Saturday, June 30, 2018

NYAFF ’18: Old Beast

In recent years, the Chinese Communist Party has embraced Confucianism and its filial piety to cover for the shortcomings of its own failed socialist ideology. As far as Lao Yang is concerned, you can just stick your five relationships in your ear. He is going to take what’s coming to him and do as he will, letting his family be damned in Zhou Ziyang’s Old Beast (trailer here), which screens during the 2018 New York Asian Film Festival.

Like the city of Ordos, Lao Yang has had his ups and downs, so now he figures the world owes him, including his family. His wife just suffered a stroke and needs an operation, but he wouldn’t know. He is too busy drinking with cronies and dropping by his mistress’s flat. In between these important duties, he has a camel he was supposedly taking care of for a buddie butchered for its meat.

Yes, Lao Yang is a hard man to love, but he is more complicated than he initially seems. It turns out he rather generously supported his grown children when they needed it most. Still, stealing the cash they scraped together for their mother’s operation is about as dirty it gets. It is hard to blame them for tying him up and holding him hostage. However, things really get ugly when Lao Yang gets the police involved.
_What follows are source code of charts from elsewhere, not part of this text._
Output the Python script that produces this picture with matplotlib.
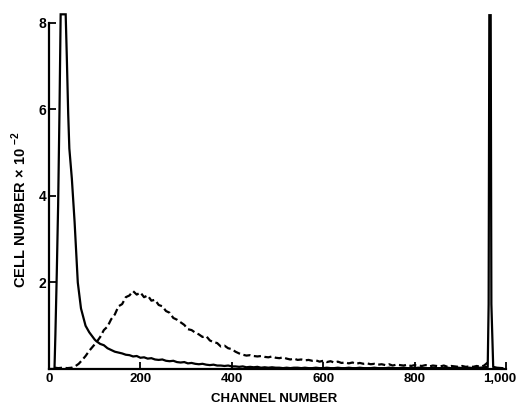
import numpy as np
import matplotlib
matplotlib.use("Agg")
import matplotlib.pyplot as plt
import matplotlib.transforms as mtransforms

FAM = ['Liberation Sans', 'DejaVu Sans']
plt.rcParams['font.family'] = FAM
plt.rcParams['mathtext.fontset'] = 'custom'
plt.rcParams['mathtext.rm'] = 'Liberation Sans:bold'
plt.rcParams['mathtext.bf'] = 'Liberation Sans:bold'

# ---- data ----
solid_head_ch = [0, 12, 14, 17, 20, 23, 25.5, 30, 36.5, 39, 42, 44.5, 50, 56, 63, 70, 75, 80, 88, 95, 100]
solid_head_val = [0, 0, 0.8, 2.2, 3.8, 6.0, 8.2, 8.2, 8.2, 7.2, 5.9, 5.1, 4.4, 3.4, 2.0, 1.4, 1.2, 1.0, 0.85, 0.75, 0.68]

tail_ch = np.arange(104, 961, 8)

solid_tail_val = [
    0.64, 0.58, 0.55, 0.48, 0.44, 0.40, 0.38, 0.36, 0.33, 0.32,
    0.29, 0.30, 0.26, 0.27, 0.24, 0.25, 0.22, 0.21, 0.22, 0.19,
    0.18, 0.19, 0.16, 0.15, 0.16, 0.13, 0.14, 0.12, 0.11, 0.12,
    0.10, 0.09, 0.10, 0.08, 0.08, 0.07, 0.08, 0.06, 0.06, 0.05,
    0.06, 0.04, 0.05, 0.04, 0.05, 0.03, 0.04, 0.03, 0.04, 0.03,
    0.03, 0.02, 0.03, 0.02, 0.03, 0.03, 0.02, 0.03, 0.02, 0.02,
    0.03, 0.02, 0.02, 0.03, 0.02, 0.02, 0.03, 0.02, 0.02, 0.03,
    0.02, 0.02, 0.03, 0.02, 0.02, 0.02, 0.03, 0.02, 0.02, 0.02,
    0.03, 0.02, 0.02, 0.02, 0.03, 0.02, 0.02, 0.02, 0.03, 0.02,
    0.02, 0.02, 0.03, 0.02, 0.02, 0.02, 0.03, 0.02, 0.02, 0.03,
    0.02, 0.02, 0.03, 0.02, 0.03, 0.03, 0.04, 0.05,
]

spike_ch = [962, 963.5, 966.5, 968, 972, 980, 992]
spike_val = [1.5, 8.18, 8.18, 1.5, 0.05, 0.03, 0.02]

dashed_head_ch = [13, 20, 30, 40, 50, 57, 65, 72, 80, 88, 96]
dashed_head_val = [0.03, 0.02, 0.03, 0.02, 0.03, 0.06, 0.12, 0.20, 0.30, 0.42, 0.52]

dashed_tail_val = [
    0.62, 0.74, 0.90, 0.98, 1.15, 1.26, 1.45, 1.50, 1.66, 1.70,
    1.80, 1.72, 1.77, 1.66, 1.70, 1.58, 1.60, 1.48, 1.45, 1.34,
    1.30, 1.18, 1.14, 1.08, 1.02, 0.92, 0.90, 0.84, 0.80, 0.74,
    0.76, 0.66, 0.62, 0.60, 0.52, 0.54, 0.48, 0.46, 0.40, 0.36,
    0.33, 0.31, 0.32, 0.30, 0.29, 0.30, 0.28, 0.27, 0.29, 0.26,
    0.25, 0.27, 0.24, 0.22, 0.24, 0.21, 0.22, 0.20, 0.21, 0.19,
    0.20, 0.17, 0.19, 0.16, 0.18, 0.15, 0.17, 0.14, 0.15, 0.13,
    0.15, 0.12, 0.14, 0.12, 0.13, 0.11, 0.12, 0.10, 0.11, 0.09,
    0.11, 0.08, 0.10, 0.09, 0.08, 0.10, 0.07, 0.09, 0.08, 0.07,
    0.09, 0.06, 0.08, 0.07, 0.06, 0.08, 0.05, 0.07, 0.06, 0.05,
    0.07, 0.05, 0.06, 0.05, 0.07, 0.05, 0.08, 0.15,
]

x_ticks = [0, 200, 400, 600, 800, 1000]
x_tick_labels = ['0', '200', '400', '600', '800', '1,000']
y_ticks = [2, 4, 6, 8]
y_tick_labels = ['2', '4', '6', '8']

# ---- figure ----
W, H = 518, 404
fig = plt.figure(figsize=(W / 100, H / 100), dpi=100)
ax = fig.add_axes([49 / W, 35 / H, 457 / W, 359 / H])

solid_x = list(solid_head_ch) + list(tail_ch) + spike_ch
solid_y = list(solid_head_val) + list(solid_tail_val) + spike_val
dashed_x = list(dashed_head_ch) + list(tail_ch)
dashed_y = list(dashed_head_val) + list(dashed_tail_val)

ax.plot(dashed_x, dashed_y, color='black', lw=1.6, linestyle=(0, (3.2, 1.6)))
ax.plot(solid_x, solid_y, color='black', lw=1.6, solid_joinstyle='miter')

ax.set_xlim(0, 1000)
ax.set_ylim(0, 8.3)
ax.spines['top'].set_visible(False)
ax.spines['right'].set_visible(False)
ax.spines['left'].set_bounds(0, 8)
for s in ('left', 'bottom'):
    ax.spines[s].set_linewidth(1.6)

ax.set_xticks(x_ticks)
ax.set_xticklabels(x_tick_labels, fontsize=9.5, fontweight='bold')
ax.set_yticks(y_ticks)
ax.set_yticklabels(y_tick_labels, fontsize=10, fontweight='bold')
ax.tick_params(direction='in', length=5, width=1.3)
ax.tick_params(axis='x', pad=3)
ax.tick_params(axis='y', pad=2)

# nudge the last x label so it stays inside the picture, as in the reference
last = ax.get_xticklabels()[-1]
last.set_transform(last.get_transform() + mtransforms.ScaledTranslation(-6 / 100, 0, fig.dpi_scale_trans))

fig.text(274 / W, 1 - 402 / H, 'CHANNEL NUMBER', fontsize=9.5, fontweight='bold',
         ha='center', va='baseline')
fig.text(19 / W, 1 - 210 / H, r'CELL NUMBER $\times$ 10 $^{-2}$', fontsize=10.5, fontweight='bold',
         ha='center', va='center', rotation=90)

fig.savefig('out.png', dpi=100)
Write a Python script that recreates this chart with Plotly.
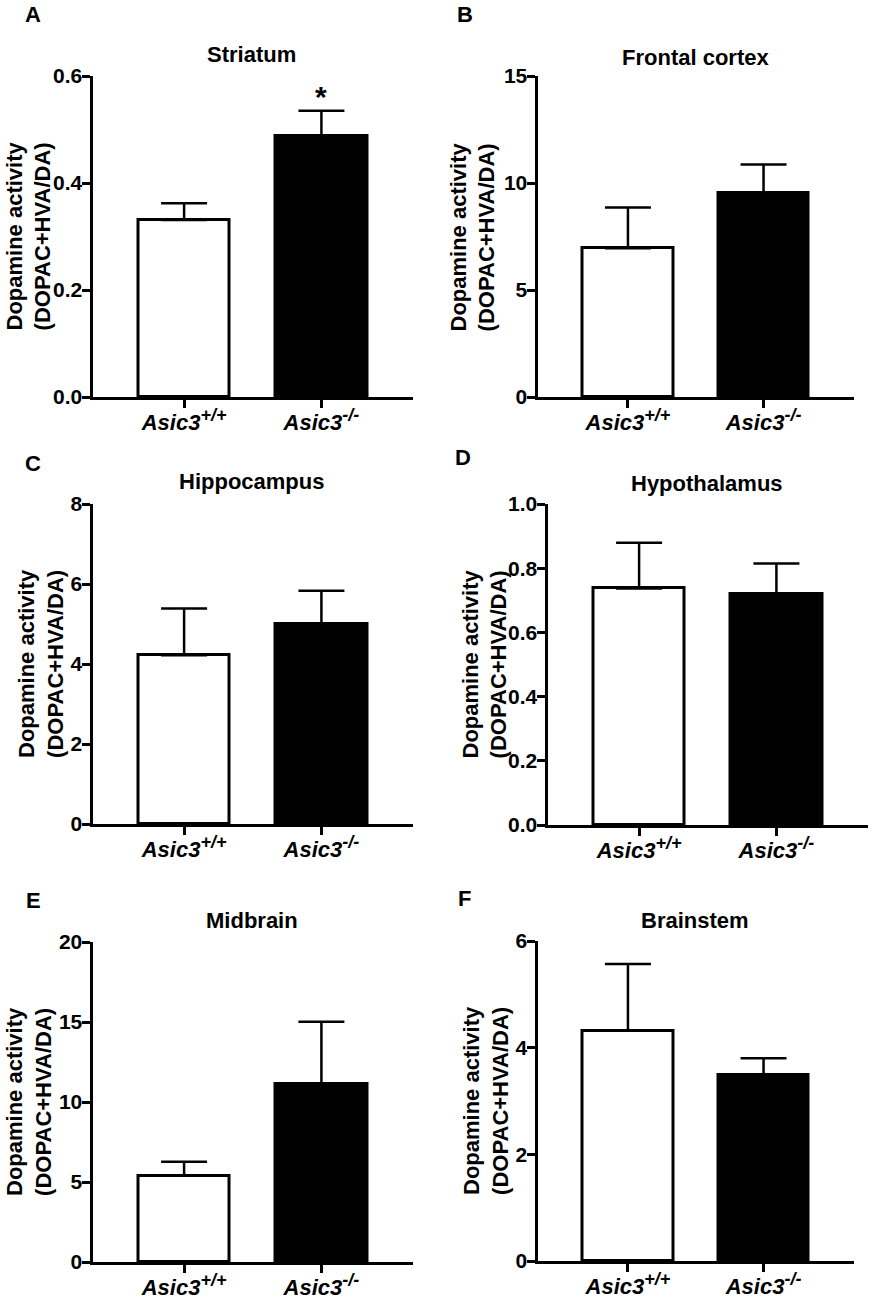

At this point, the vibe of Old Beast starts to feel like contemporary Iranian dramas, such as Melbourne and About Elly, in which the characters keep digging deeper and deeper moral-ethical holes to bury themselves in. Everything Lao Yang does makes the situation worse for him and his long-suffering family. It gets uncomfortable to watch, but he certainly receives his comeuppance.
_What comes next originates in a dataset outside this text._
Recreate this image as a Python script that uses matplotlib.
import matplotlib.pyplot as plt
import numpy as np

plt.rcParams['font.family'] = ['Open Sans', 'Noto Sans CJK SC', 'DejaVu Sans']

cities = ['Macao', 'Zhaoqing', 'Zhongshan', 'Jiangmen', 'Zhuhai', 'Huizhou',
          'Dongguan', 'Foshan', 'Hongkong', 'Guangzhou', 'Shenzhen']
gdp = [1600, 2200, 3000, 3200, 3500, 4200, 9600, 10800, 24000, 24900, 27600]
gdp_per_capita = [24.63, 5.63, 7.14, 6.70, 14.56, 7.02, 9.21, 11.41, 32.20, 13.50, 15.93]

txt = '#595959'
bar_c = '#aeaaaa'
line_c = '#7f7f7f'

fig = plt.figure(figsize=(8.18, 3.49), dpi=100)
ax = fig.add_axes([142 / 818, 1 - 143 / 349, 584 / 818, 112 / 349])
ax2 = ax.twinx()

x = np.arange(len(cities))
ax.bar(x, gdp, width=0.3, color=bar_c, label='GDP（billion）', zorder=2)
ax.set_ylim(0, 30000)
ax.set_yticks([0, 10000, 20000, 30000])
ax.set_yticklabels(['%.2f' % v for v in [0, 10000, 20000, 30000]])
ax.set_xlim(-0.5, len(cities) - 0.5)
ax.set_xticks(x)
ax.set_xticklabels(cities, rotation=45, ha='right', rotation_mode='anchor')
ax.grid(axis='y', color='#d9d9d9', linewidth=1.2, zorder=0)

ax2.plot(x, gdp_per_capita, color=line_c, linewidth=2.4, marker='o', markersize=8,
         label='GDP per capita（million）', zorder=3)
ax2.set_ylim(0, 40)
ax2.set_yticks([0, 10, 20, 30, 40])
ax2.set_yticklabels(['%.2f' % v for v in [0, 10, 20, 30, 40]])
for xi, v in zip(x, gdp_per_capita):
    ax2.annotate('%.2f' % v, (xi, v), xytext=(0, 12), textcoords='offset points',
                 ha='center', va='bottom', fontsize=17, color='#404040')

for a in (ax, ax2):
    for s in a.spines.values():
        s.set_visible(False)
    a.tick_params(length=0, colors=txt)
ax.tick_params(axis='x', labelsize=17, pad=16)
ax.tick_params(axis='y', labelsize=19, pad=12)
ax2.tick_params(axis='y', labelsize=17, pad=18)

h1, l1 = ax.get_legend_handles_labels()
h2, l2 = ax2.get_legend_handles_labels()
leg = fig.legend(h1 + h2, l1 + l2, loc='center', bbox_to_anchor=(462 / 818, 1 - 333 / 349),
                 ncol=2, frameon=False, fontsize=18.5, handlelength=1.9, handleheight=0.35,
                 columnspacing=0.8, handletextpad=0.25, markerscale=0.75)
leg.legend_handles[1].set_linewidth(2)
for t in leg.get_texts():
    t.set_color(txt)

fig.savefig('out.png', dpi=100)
Tu Men is quite remarkable as Lao Yang, in what could be described as a Falstaffian performance, but without the loud bluster. There is real Shakespearean dimension to the man, but there is also a painfully realistic grubbiness. He dominates the film, but Sun Jiaqin and Yan Liyang further ratchet up the pathos as his married and expecting daughter Yang Xiaoqin and his favorite grandson, Dandan.

Zhou and cinematographer Matthias Delvaux shrewdly use the Ordos and Inner Mongolian locales to create an environment of hardscrabble helplessness. The way the ostentatious Communist monuments and decaying housing projects dwarf the people into meaningless makes Lao Yang’s the-heck-with-it nihilism rather understandable. This is a strong film in all respects that deserves eventual theatrical and DVD releases. Very highly recommended, Old Beast screens Tuesday night (7/3) at the Walter Reade, as part of this year’s NYAFF.